JTH had a great post of what happens when stocks in January drop below the previous months (Dec) low. Basically, whatever the fall is at that point in January (-3%...-7%, whatever) there is...on average...an additional 11% of continued downfall in the short term.
http://www.tsptalk.com/mb/members-account-talk/6089-jths-account-talk-4.html#post441158
Is this possible? Can the market really go down that far? Not usually,unless a longer term "bubble" is burst (Tech Bubble 2000...Real Estate Bubble 2008...and just maybe...QE Bubble 2014???). Not to mention Emerging Market Crisis AND China Shadow Bank Crisis. So far, we've only had roughly a 5% downturn since Jan 1st. Looking at Sentiment Survey and just judging by the posts of many here, there is only a little "fear" so far. Looking at the "Cycle of Market Emotions" below, I'd say we're only in and around the "Denial" to "Fear" level so far. The levels of "Panic" "Despondency" and "Capitulation" are just not there yet...and that means there is more room for sellers and shorts to roam....since at this time there is no "Big Ben" riding to the rescue with his QE lasso.

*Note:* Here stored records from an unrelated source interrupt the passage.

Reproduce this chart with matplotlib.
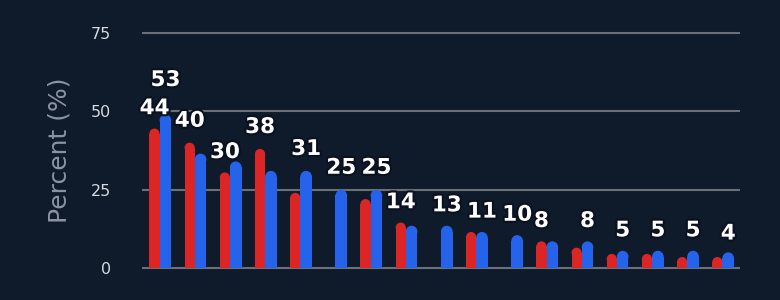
import matplotlib
matplotlib.use("Agg")
import matplotlib.pyplot as plt
import matplotlib.patheffects as pe
from matplotlib.patches import Ellipse
import numpy as np

# Data
red_vals = [44.5, 40, 30.5, 38, 24, 0, 22, 14.5, 0, 11.5, 0, 8.5, 6.5, 4.5, 4.5, 3.5, 3.5]
blue_vals = [49, 36.5, 34, 31, 31, 25, 25, 13.5, 13.5, 11.5, 10.5, 8.5, 8.5, 5.5, 5.5, 5.5, 5]
red_labels = [44, 40, 30, 38, None, None, None, 14, None, None, None, 8, None, None, None, None, None]
blue_labels = [53, None, None, None, 31, 25, 25, None, 13, 11, 10, None, 8, 5, 5, 5, 4]
y_ticks = [0, 25, 50, 75]

# Style
BG = "#0f1a2b"
RED = "#dc2626"
BLUE = "#2563eb"
GRID = "#6b6f78"

# layout: 0 -> 268 px, 75 -> 33 px from top
px_per_unit = 235 / 75
y_lo, y_hi = -0.6, 75.6
ax_bottom = 268 + (0 - y_lo) * px_per_unit
ax_height = (y_hi - y_lo) * px_per_unit

fig = plt.figure(figsize=(7.8, 3.0), dpi=100, facecolor=BG)
ax = fig.add_axes([142 / 780, (300 - ax_bottom) / 300, 598 / 780, ax_height / 300])
ax.set_facecolor(BG)

n = len(red_vals)
x = np.arange(n)
ax.set_xlim(-0.5, n - 0.5)
ax.set_ylim(y_lo, y_hi)

# pixel ratio so the rounded tops look circular
ratio = (598 / n) / px_per_unit

def rounded_bar(xc, h, w, color):
    if h <= 0:
        return
    ry = w / 2 * ratio
    ax.bar(xc, max(h - ry, 0), width=w, color=color, zorder=3, linewidth=0)
    ax.add_patch(Ellipse((xc, h - ry), w, 2 * ry, color=color, zorder=3, linewidth=0))

w_red, w_blue = 0.29, 0.33
for i in range(n):
    rounded_bar(x[i] - w_red / 2, red_vals[i], w_red, RED)
    rounded_bar(x[i] + w_blue / 2, blue_vals[i], w_blue, BLUE)

stroke = [pe.withStroke(linewidth=3, foreground="#0a1120")]
for i in range(n):
    if red_labels[i] is not None:
        ax.text(x[i] - w_red / 2, red_labels[i] + 7, str(red_labels[i]), ha="center", va="center",
                color="white", fontsize=15.5, fontweight="bold", path_effects=stroke, zorder=5)
    if blue_labels[i] is not None:
        ax.text(x[i] + w_blue / 2, blue_labels[i] + 7, str(blue_labels[i]), ha="center", va="center",
                color="white", fontsize=15.5, fontweight="bold", path_effects=stroke, zorder=5)

ax.set_yticks(y_ticks)
ax.set_xticks([])
ax.grid(axis="y", color=GRID, linewidth=1.5, zorder=0)
ax.tick_params(axis="y", length=0, pad=22, colors="#d5d9e0", labelsize=11.5)
for s in ax.spines.values():
    s.set_visible(False)
ax.set_ylabel("Percent (%)", color="#8b93a1", fontsize=18, labelpad=14)

fig.savefig("out.png", dpi=100, facecolor=BG)
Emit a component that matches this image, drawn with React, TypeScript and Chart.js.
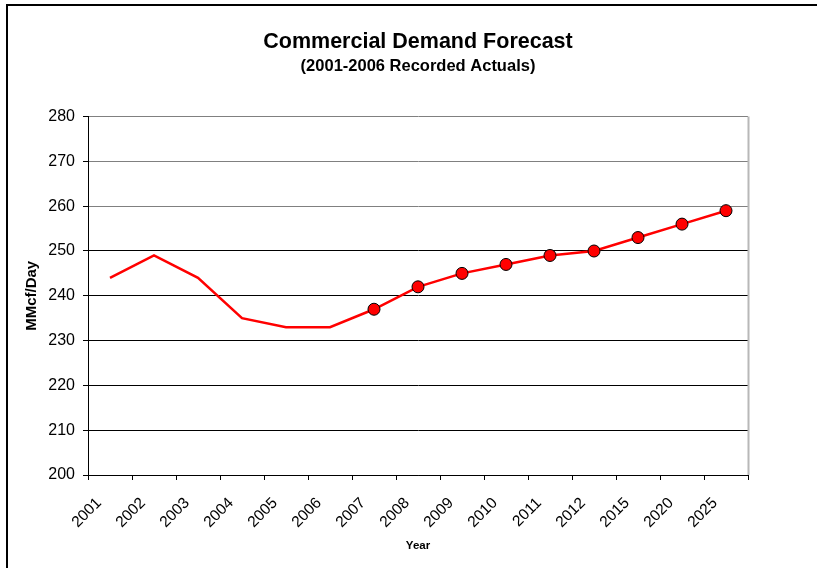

However,a look at the charts does show what normally resembles a good buy in opportunity...a 2-3% drop, followed by a dead cat bounce followed by a lower low. Normally it would be a smart place to start buying right around now (below).
But at this point, we are so close to the 200 day EMA, that it might end up being a self fulfilling prophecy.
So I cut my losses, in order to see a lower low closer to the 200 day EMA. This Fridays labor report will be critical. This time, bad news won't be good news,unless its catastrophically bad enough to warrant a reversal in QE. And I don't think it will be that bad. Actually with State and Local Govt's now hiring again, we could see a slightly better than expected number.
So I'm guessing (betting) that we will see a lower low closer to the 200 Day EMA...near 1700 on the S&P sometime in the next 5-8 trading days.
Am also on the lookout for better news/numbers (starting with Fridays Jobs Report) that could trigger a buyback reversal.